====== Data extract
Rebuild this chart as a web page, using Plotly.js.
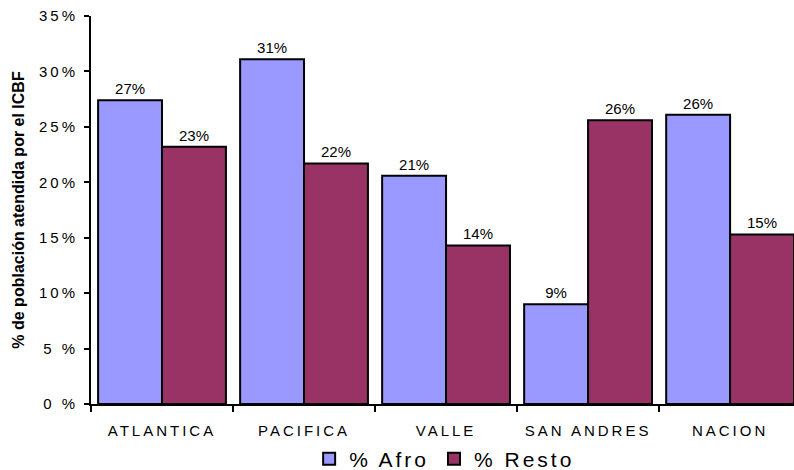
<!DOCTYPE html>
<html>
<head>
<meta charset="utf-8">
<script src="https://cdn.plot.ly/plotly-3.0.1.min.js"></script>
<style>
html,body{margin:0;padding:0;background:#fff;}
#chart{width:794px;height:470px;}
.xtick text{letter-spacing:3px;}
.ytick text{letter-spacing:3px;}
.textpoint text{letter-spacing:1.5px;}
.legendtext{letter-spacing:3px;}
</style>
</head>
<body>
<div id="chart"></div>
<script>
const categories = ["ATLANTICA", "PACIFICA", "VALLE", "SAN ANDRES", "NACION"];
const afro = [27.4, 31.1, 20.6, 9.0, 26.1];
const resto = [23.2, 21.7, 14.3, 25.6, 15.3];
const yTickVals = [0, 5, 10, 15, 20, 25, 30, 35];
const yTickText = ["0 %", "5 %", "10%", "15%", "20%", "25%", "30%", "35%"];

const font = "Liberation Sans, Arial, sans-serif";

const traces = [
  {
    type: "bar", name: "% Afro", x: categories, y: afro,
    marker: {color: "#9999FF", line: {color: "#000", width: 2}},
    text: afro.map(v => Math.round(v) + "%"), textposition: "outside",
    textfont: {family: font, size: 15, color: "#000"}, cliponaxis: false
  },
  {
    type: "bar", name: "% Resto", x: categories, y: resto,
    marker: {color: "#993366", line: {color: "#000", width: 2}},
    text: resto.map(v => Math.round(v) + "%"), textposition: "outside",
    textfont: {family: font, size: 15, color: "#000"}, cliponaxis: false
  }
];

const layout = {
  width: 794, height: 470,
  margin: {l: 91, r: 0, t: 16, b: 66, autoexpand: false},
  paper_bgcolor: "#fff", plot_bgcolor: "#fff",
  font: {family: font, color: "#000"},
  barmode: "group", bargap: 0.1, bargroupgap: 0,
  showlegend: true,
  legend: {
    orientation: "h", xref: "container", yref: "container",
    x: 0.56, xanchor: "center", y: 0.0234, yanchor: "middle",
    font: {family: font, size: 21, color: "#000"},
    itemwidth: 30, tracegroupgap: 0, bgcolor: "rgba(0,0,0,0)"
  },
  xaxis: {
    type: "category", range: [-0.5, 4.45],
    showline: true, linecolor: "#000", linewidth: 2,
    ticks: "outside", ticklen: 6, tickcolor: "#000", tickwidth: 2,
    tickson: "boundaries", ticklabelstandoff: 12,
    tickfont: {family: font, size: 15, color: "#000"},
    showgrid: false, zeroline: false, fixedrange: true
  },
  yaxis: {
    range: [0, 35], tickvals: yTickVals, ticktext: yTickText,
    showline: true, linecolor: "#000", linewidth: 2,
    ticks: "outside", ticklen: 5, tickcolor: "#000", tickwidth: 2,
    ticklabelstandoff: 3,
    tickfont: {family: font, size: 15, color: "#000"},
    showgrid: false, zeroline: false,
    title: {text: "% de población atendida por el ICBF", font: {family: font, size: 16, color: "#000", weight: "bold"}, standoff: 10}
  }
};

Plotly.newPlot("chart", traces, layout, {displayModeBar: false, staticPlot: true});
</script>
</body>
</html>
============
* [Goal of the exercise]:
Word for word, quote the full listing, omitting every picture.

* [Full output]:
Rebuild this chart as a web page, using Plotly.js.
<!DOCTYPE html>
<html>
<head>
<meta charset="utf-8">
<script src="https://cdn.plot.ly/plotly-3.0.1.min.js"></script>
<style>
html,body{margin:0;padding:0;background:#fff;}
#chart{width:794px;height:470px;}
.xtick text{letter-spacing:3px;}
.ytick text{letter-spacing:3px;}
.textpoint text{letter-spacing:1.5px;}
.legendtext{letter-spacing:3px;}
</style>
</head>
<body>
<div id="chart"></div>
<script>
const categories = ["ATLANTICA", "PACIFICA", "VALLE", "SAN ANDRES", "NACION"];
const afro = [27.4, 31.1, 20.6, 9.0, 26.1];
const resto = [23.2, 21.7, 14.3, 25.6, 15.3];
const yTickVals = [0, 5, 10, 15, 20, 25, 30, 35];
const yTickText = ["0 %", "5 %", "10%", "15%", "20%", "25%", "30%", "35%"];

const font = "Liberation Sans, Arial, sans-serif";

const traces = [
  {
    type: "bar", name: "% Afro", x: categories, y: afro,
    marker: {color: "#9999FF", line: {color: "#000", width: 2}},
    text: afro.map(v => Math.round(v) + "%"), textposition: "outside",
    textfont: {family: font, size: 15, color: "#000"}, cliponaxis: false
  },
  {
    type: "bar", name: "% Resto", x: categories, y: resto,
    marker: {color: "#993366", line: {color: "#000", width: 2}},
    text: resto.map(v => Math.round(v) + "%"), textposition: "outside",
    textfont: {family: font, size: 15, color: "#000"}, cliponaxis: false
  }
];

const layout = {
  width: 794, height: 470,
  margin: {l: 91, r: 0, t: 16, b: 66, autoexpand: false},
  paper_bgcolor: "#fff", plot_bgcolor: "#fff",
  font: {family: font, color: "#000"},
  barmode: "group", bargap: 0.1, bargroupgap: 0,
  showlegend: true,
  legend: {
    orientation: "h", xref: "container", yref: "container",
    x: 0.56, xanchor: "center", y: 0.0234, yanchor: "middle",
    font: {family: font, size: 21, color: "#000"},
    itemwidth: 30, tracegroupgap: 0, bgcolor: "rgba(0,0,0,0)"
  },
  xaxis: {
    type: "category", range: [-0.5, 4.45],
    showline: true, linecolor: "#000", linewidth: 2,
    ticks: "outside", ticklen: 6, tickcolor: "#000", tickwidth: 2,
    tickson: "boundaries", ticklabelstandoff: 12,
    tickfont: {family: font, size: 15, color: "#000"},
    showgrid: false, zeroline: false, fixedrange: true
  },
  yaxis: {
    range: [0, 35], tickvals: yTickVals, ticktext: yTickText,
    showline: true, linecolor: "#000", linewidth: 2,
    ticks: "outside", ticklen: 5, tickcolor: "#000", tickwidth: 2,
    ticklabelstandoff: 3,
    tickfont: {family: font, size: 15, color: "#000"},
    showgrid: false, zeroline: false,
    title: {text: "% de población atendida por el ICBF", font: {family: font, size: 16, color: "#000", weight: "bold"}, standoff: 10}
  }
};

Plotly.newPlot("chart", traces, layout, {displayModeBar: false, staticPlot: true});
</script>
</body>
</html>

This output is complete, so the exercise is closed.